University students should support legislation which would allow professional counsel to protect their civil rights

Students in Virginia’s public colleges and universities routinely face lengthy suspensions and expulsions if found responsible for serious charges of criminal activity in on-grounds hearings. Despite the gravity of the charges and the life-long consequences that may result, most of Virginia institutions deny accused students the right to hire and be represented by an attorney. That unfair dynamic will change if the legislature enacts HB 1123.

The Cavalier Daily recently ran an editorial opposing this common-sense bill, but the arguments lack merit.

The managing board opposed the bill in part because it exempts students facing academic charges — like dishonesty or plagiarism — from its coverage. The managing board notes that the consequences in those cases are equally severe. While it is true that the consequences may be similar if a student is found responsible for academic charges like cheating or plagiarism, courts have historically and correctly found that educators — not lawyers and judges — are best equipped to recognize cheating and to set academic standards. The same cannot be said when a panel is deciding whether a student is guilty of serious misconduct like aggravated or sexual assault. The severity of the sanction is an important factor, but the competency of the deciding panel is equally important. The legislation properly accounts for this distinction.

Another argument The Cavalier Daily asserted against this bill is equally misplaced. According to the managing board, “Students have the power to decide who they want and who they don’t want to be members of their community. To give a circuit court the power to reverse a decision to expel a student is to force the University to take back a student who has been determined by his peers to be unwelcome in their community.”

First things first: Even without this legislation, Section 1983 of the Civil Rights Act allows students to sue in federal court for due process violations.

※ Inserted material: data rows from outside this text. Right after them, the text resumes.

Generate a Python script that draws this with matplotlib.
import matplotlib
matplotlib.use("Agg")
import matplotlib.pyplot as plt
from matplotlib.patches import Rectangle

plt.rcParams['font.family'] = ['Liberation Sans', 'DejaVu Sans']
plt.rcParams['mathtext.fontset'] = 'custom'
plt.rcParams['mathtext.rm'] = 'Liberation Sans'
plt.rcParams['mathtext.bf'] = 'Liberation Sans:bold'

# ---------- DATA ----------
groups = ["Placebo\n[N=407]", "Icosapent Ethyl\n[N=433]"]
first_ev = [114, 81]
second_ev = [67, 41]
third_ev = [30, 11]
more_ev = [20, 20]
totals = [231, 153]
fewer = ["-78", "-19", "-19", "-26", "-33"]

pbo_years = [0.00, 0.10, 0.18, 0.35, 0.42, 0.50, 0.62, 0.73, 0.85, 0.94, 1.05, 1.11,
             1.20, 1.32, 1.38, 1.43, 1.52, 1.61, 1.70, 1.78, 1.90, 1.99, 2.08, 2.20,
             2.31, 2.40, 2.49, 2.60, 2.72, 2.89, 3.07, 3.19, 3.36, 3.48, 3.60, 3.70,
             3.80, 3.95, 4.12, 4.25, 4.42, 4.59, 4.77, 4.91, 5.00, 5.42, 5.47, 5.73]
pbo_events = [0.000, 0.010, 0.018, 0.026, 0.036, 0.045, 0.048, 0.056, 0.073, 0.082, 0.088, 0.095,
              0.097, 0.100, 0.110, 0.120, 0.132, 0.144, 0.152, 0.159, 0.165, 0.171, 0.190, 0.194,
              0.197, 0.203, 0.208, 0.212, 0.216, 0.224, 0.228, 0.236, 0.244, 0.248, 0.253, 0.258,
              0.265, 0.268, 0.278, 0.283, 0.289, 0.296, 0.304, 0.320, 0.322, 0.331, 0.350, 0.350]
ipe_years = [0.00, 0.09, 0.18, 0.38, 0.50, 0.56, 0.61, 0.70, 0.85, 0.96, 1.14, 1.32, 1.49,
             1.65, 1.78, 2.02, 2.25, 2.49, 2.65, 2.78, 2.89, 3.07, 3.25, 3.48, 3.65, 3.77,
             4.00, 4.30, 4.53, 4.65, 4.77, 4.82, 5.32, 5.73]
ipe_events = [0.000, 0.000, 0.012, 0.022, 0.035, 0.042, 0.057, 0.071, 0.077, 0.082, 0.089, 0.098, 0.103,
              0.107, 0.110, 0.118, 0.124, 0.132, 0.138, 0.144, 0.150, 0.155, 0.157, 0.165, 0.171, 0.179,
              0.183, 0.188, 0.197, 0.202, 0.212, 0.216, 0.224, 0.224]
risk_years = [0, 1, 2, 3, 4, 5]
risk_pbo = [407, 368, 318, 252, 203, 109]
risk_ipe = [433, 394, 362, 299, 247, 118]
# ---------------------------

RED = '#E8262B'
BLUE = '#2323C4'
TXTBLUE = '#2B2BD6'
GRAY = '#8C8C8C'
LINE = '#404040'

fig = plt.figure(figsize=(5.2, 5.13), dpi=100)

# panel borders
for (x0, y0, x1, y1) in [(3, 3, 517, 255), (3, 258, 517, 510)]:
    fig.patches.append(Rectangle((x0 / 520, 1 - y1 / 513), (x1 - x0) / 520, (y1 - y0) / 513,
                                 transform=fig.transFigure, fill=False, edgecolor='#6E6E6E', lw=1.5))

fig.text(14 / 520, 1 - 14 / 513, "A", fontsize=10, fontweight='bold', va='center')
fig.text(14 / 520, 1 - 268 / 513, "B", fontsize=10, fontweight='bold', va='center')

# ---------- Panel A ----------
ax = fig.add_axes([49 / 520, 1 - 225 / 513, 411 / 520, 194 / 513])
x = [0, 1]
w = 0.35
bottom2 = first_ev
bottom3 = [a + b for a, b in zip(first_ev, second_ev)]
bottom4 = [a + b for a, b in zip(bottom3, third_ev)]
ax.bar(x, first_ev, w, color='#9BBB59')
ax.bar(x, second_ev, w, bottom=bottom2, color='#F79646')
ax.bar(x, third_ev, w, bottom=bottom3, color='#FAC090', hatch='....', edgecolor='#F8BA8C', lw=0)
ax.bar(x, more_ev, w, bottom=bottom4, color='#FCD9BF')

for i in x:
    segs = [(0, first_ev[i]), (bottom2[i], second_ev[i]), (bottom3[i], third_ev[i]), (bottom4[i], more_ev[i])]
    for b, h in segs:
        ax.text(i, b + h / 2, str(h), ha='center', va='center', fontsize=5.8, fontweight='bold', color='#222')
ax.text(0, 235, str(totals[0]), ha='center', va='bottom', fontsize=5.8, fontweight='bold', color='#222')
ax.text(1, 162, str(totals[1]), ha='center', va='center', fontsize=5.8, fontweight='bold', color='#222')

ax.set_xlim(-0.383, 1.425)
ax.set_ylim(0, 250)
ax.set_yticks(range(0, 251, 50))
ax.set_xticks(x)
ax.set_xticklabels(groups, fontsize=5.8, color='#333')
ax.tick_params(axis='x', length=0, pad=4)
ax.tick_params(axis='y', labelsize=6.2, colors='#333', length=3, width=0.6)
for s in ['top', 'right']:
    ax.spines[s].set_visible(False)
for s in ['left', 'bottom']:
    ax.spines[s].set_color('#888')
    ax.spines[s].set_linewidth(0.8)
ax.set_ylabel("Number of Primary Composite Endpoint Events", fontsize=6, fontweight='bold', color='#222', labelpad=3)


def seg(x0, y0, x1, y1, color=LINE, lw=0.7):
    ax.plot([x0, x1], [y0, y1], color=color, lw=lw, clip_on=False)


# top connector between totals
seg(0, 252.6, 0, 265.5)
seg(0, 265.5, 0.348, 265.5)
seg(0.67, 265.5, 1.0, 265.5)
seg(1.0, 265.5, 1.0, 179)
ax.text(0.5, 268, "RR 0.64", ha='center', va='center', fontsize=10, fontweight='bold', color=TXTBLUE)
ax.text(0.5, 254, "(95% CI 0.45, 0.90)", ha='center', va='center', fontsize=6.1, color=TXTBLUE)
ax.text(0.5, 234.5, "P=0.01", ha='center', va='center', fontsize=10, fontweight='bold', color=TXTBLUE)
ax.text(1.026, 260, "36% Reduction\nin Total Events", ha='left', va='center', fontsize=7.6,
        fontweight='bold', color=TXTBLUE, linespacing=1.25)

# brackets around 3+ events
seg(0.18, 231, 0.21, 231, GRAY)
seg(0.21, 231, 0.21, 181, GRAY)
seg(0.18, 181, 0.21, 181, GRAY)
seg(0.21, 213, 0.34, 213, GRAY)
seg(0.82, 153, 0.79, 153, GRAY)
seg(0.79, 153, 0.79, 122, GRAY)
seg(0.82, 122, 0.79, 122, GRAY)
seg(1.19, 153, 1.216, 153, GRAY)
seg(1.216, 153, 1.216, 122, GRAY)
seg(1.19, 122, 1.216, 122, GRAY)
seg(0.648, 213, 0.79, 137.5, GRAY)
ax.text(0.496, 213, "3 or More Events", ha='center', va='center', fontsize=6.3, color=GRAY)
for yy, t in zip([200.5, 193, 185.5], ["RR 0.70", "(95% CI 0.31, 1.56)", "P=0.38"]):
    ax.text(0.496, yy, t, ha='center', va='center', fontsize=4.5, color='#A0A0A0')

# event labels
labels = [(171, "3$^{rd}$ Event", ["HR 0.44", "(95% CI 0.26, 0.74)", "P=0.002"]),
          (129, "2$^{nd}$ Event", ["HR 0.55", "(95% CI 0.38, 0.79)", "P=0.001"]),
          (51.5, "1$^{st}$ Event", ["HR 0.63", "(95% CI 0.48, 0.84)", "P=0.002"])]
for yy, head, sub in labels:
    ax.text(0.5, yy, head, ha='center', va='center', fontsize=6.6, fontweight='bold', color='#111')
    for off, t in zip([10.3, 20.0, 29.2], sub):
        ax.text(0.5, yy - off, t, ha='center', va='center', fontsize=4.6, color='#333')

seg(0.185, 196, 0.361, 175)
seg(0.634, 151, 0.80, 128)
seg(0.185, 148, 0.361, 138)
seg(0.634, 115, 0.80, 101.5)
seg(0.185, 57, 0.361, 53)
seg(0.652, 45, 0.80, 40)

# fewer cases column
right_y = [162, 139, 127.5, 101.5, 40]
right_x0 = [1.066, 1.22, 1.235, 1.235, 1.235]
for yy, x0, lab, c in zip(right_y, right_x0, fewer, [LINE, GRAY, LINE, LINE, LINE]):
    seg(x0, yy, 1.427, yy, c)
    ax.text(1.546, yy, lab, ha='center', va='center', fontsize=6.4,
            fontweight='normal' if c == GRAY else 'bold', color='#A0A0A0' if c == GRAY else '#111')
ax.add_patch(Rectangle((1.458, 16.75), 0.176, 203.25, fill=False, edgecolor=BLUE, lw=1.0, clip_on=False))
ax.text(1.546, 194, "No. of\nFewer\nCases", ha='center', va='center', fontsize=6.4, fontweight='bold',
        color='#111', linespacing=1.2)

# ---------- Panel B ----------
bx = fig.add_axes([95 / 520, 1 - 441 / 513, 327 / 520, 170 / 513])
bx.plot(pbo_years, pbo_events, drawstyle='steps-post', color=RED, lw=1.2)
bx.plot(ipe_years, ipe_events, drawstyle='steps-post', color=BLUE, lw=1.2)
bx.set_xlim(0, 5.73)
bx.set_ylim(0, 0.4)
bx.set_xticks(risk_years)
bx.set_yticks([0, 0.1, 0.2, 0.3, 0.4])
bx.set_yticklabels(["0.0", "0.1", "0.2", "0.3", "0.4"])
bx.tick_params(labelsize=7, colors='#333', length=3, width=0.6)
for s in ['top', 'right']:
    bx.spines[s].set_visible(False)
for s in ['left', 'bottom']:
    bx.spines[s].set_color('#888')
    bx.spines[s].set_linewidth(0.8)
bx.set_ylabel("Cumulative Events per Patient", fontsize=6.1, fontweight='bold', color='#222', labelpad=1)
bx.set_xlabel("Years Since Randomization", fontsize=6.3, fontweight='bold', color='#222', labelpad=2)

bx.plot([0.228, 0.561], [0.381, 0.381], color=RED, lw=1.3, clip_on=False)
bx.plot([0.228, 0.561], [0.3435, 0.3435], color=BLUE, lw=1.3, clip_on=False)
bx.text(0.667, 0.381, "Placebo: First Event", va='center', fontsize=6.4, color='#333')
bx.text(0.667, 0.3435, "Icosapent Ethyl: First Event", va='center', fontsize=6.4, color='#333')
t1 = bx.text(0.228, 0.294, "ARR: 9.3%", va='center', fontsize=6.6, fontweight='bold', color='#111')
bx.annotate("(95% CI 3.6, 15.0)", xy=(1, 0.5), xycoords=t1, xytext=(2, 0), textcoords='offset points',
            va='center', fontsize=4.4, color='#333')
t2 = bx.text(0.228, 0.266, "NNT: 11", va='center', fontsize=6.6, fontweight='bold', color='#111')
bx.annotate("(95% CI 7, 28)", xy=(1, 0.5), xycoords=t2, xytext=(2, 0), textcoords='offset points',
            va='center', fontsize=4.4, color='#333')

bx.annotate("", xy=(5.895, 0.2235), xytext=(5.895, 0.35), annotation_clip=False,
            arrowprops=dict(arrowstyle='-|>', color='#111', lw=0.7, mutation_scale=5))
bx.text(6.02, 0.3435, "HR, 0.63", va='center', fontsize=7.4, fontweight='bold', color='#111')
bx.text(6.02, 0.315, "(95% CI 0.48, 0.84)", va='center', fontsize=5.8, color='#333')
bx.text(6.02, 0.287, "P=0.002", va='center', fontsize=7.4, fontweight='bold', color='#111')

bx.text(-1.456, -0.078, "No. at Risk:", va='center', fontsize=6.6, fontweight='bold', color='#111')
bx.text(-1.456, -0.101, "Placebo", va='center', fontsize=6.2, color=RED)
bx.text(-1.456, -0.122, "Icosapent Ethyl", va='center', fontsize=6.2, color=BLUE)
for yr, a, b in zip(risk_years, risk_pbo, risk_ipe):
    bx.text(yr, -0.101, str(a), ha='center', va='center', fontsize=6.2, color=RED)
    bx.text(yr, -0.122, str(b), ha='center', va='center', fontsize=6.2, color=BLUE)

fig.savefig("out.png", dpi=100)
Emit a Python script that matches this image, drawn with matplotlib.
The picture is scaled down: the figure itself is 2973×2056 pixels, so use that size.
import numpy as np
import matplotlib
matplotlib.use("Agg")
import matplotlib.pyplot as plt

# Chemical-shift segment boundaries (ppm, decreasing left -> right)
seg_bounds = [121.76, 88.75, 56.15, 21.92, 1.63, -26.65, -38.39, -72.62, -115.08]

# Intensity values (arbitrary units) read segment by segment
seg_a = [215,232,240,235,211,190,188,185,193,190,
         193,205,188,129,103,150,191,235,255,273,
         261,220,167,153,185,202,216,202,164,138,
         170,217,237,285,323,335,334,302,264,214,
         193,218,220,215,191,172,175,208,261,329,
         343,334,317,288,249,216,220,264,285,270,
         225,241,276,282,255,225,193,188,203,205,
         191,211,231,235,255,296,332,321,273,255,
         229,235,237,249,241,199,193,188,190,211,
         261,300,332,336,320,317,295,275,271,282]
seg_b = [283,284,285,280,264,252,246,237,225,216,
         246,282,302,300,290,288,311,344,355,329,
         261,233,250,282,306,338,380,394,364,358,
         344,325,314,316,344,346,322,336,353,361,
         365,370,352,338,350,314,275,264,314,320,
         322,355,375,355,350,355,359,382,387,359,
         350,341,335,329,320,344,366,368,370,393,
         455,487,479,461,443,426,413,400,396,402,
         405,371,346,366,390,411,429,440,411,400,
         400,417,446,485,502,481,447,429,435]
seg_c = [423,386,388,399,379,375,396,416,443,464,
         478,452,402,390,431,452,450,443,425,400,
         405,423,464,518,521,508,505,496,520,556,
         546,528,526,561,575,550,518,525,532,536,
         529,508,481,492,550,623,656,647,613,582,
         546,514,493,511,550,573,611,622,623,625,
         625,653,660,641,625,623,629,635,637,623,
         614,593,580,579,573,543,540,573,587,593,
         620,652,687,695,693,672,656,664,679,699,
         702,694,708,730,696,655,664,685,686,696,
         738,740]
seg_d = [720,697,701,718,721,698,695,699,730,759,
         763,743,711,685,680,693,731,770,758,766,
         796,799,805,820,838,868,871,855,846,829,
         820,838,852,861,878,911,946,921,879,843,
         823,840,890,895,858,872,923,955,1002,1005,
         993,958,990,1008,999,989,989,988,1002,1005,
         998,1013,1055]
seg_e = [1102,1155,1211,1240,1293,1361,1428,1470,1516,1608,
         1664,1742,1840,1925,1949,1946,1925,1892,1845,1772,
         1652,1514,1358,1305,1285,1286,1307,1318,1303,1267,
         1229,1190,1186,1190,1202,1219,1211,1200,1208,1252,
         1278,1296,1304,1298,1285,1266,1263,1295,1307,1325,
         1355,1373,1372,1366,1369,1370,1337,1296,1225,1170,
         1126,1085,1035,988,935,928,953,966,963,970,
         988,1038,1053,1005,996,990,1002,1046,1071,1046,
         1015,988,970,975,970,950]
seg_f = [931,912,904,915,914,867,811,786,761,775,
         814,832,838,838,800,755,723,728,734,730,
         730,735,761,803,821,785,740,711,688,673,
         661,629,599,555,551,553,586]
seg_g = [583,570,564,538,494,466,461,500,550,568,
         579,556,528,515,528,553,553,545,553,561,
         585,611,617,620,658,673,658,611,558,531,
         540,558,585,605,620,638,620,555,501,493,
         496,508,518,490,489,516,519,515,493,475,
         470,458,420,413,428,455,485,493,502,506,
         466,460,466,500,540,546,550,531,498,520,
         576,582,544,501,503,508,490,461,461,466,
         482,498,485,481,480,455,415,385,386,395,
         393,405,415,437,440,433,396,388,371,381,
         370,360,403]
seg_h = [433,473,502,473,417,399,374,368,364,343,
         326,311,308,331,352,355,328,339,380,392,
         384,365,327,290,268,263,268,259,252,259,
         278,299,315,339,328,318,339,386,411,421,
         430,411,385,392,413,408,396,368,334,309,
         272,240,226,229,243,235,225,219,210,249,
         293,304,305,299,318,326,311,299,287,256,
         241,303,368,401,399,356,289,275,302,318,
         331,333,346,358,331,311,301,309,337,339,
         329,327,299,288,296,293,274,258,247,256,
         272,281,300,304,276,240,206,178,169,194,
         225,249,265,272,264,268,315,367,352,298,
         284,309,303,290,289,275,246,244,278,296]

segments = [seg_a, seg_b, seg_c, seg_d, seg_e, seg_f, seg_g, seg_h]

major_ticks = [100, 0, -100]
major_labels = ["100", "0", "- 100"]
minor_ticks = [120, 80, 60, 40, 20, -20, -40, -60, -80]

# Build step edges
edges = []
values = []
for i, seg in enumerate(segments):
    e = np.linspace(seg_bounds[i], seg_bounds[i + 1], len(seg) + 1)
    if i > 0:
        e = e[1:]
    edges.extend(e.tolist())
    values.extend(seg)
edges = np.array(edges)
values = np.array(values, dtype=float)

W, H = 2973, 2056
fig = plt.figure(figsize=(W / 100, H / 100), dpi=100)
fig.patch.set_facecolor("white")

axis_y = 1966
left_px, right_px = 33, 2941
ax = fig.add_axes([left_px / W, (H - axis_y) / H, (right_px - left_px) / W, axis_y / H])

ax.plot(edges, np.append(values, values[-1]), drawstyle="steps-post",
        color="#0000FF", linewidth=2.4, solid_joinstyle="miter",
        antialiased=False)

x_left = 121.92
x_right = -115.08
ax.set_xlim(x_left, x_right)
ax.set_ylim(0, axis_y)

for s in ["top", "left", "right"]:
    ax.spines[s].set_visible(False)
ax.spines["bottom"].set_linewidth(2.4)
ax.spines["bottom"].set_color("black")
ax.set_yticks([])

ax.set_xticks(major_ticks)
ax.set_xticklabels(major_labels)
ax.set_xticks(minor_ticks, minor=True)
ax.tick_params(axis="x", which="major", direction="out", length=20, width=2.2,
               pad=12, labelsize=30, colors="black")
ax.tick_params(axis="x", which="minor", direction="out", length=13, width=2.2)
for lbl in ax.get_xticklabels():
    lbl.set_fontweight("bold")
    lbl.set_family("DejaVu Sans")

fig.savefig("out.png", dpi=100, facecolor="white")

To date, courts have largely deferred to university decisions, except for instances when the student has demonstrated that the institution’s findings were arbitrary, capricious or otherwise contrary to law. HB 1123 would simply codify that this is the appropriate standard and make clear that in addition to federal court, the student could also choose to bring his or her action in state court.

But setting aside the legal point, students at public universities should not be empowered to decide “who they want and who they don’t want to be members of their community” when those decisions are made based on the viewpoints of the student in question or when that decision is the result of an unreliable process. The First Amendment and the various amendments that provide for due process unequivocally prohibit that.

If universities throughout the state were providing adequate due process protections in
suspension and expulsion hearings, HB 1123 might not be necessary. But that is not the case. Not only are institutions forbidding accused students from having attorney representation, the Foundation for Individual Rights in Education (FIRE), where I work, has received credible reports that some institutions are turning the transcripts of the hearings over to prosecutors.

Remember, anything a student says in campus hearings is admissible in criminal courts. Without a lawyer, students are unknowingly waiving their Fifth Amendment rights. A student representative does not have sufficient expertise to recognize where essential rights are implicated. They are not an adequate substitute for a licensed attorney.

Students at the University should support this bill, and — whether it passes or not — demand the right to hire counsel for on-campus hearings. Until they are afforded this right, University students will continue to be subject to procedures that place their educations and futures up to gamble.

Joseph Cohn is the Legislative and Policy Director for the Foundation for Individual Rights in Education.